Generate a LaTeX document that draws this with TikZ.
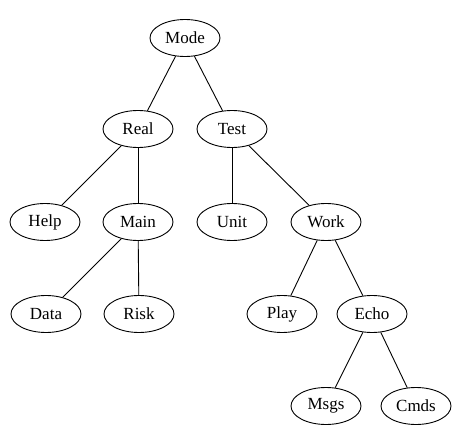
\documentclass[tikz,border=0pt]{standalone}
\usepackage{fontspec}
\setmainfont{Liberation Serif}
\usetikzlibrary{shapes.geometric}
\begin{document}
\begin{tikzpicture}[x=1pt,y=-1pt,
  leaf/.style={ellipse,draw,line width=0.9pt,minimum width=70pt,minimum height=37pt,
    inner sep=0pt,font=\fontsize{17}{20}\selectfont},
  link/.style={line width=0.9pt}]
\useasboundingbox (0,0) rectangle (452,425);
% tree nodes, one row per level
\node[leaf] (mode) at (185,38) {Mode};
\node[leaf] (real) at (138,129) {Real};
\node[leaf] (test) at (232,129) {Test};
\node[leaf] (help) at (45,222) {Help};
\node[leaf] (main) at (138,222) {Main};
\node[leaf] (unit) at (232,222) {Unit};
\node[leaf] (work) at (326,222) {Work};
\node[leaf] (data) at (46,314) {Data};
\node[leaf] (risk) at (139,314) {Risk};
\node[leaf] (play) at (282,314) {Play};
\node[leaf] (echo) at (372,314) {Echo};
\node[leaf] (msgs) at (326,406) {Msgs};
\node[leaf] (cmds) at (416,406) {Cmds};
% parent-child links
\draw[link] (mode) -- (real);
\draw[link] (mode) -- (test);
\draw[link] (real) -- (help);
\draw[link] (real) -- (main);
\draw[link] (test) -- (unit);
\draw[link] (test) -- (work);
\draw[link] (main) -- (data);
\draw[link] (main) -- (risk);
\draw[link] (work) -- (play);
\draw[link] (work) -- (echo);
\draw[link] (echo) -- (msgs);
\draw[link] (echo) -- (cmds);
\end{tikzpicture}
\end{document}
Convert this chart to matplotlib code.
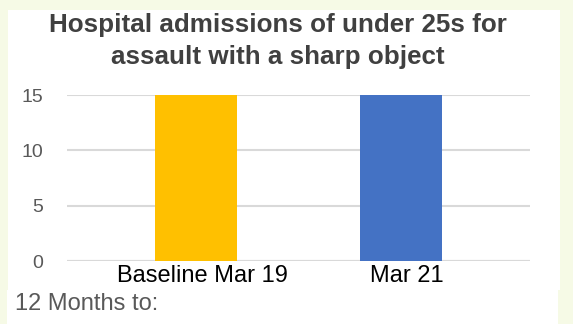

■ Exercise ■
Output the records above exactly as they are, leaving out the pictures.

■ Expected output ■
Generate a LaTeX document that draws this with TikZ.
\documentclass[tikz,border=0pt]{standalone}
\usepackage{fontspec}
\setmainfont{Liberation Serif}
\usetikzlibrary{shapes.geometric}
\begin{document}
\begin{tikzpicture}[x=1pt,y=-1pt,
  leaf/.style={ellipse,draw,line width=0.9pt,minimum width=70pt,minimum height=37pt,
    inner sep=0pt,font=\fontsize{17}{20}\selectfont},
  link/.style={line width=0.9pt}]
\useasboundingbox (0,0) rectangle (452,425);
% tree nodes, one row per level
\node[leaf] (mode) at (185,38) {Mode};
\node[leaf] (real) at (138,129) {Real};
\node[leaf] (test) at (232,129) {Test};
\node[leaf] (help) at (45,222) {Help};
\node[leaf] (main) at (138,222) {Main};
\node[leaf] (unit) at (232,222) {Unit};
\node[leaf] (work) at (326,222) {Work};
\node[leaf] (data) at (46,314) {Data};
\node[leaf] (risk) at (139,314) {Risk};
\node[leaf] (play) at (282,314) {Play};
\node[leaf] (echo) at (372,314) {Echo};
\node[leaf] (msgs) at (326,406) {Msgs};
\node[leaf] (cmds) at (416,406) {Cmds};
% parent-child links
\draw[link] (mode) -- (real);
\draw[link] (mode) -- (test);
\draw[link] (real) -- (help);
\draw[link] (real) -- (main);
\draw[link] (test) -- (unit);
\draw[link] (test) -- (work);
\draw[link] (main) -- (data);
\draw[link] (main) -- (risk);
\draw[link] (work) -- (play);
\draw[link] (work) -- (echo);
\draw[link] (echo) -- (msgs);
\draw[link] (echo) -- (cmds);
\end{tikzpicture}
\end{document}
Convert this chart to matplotlib code.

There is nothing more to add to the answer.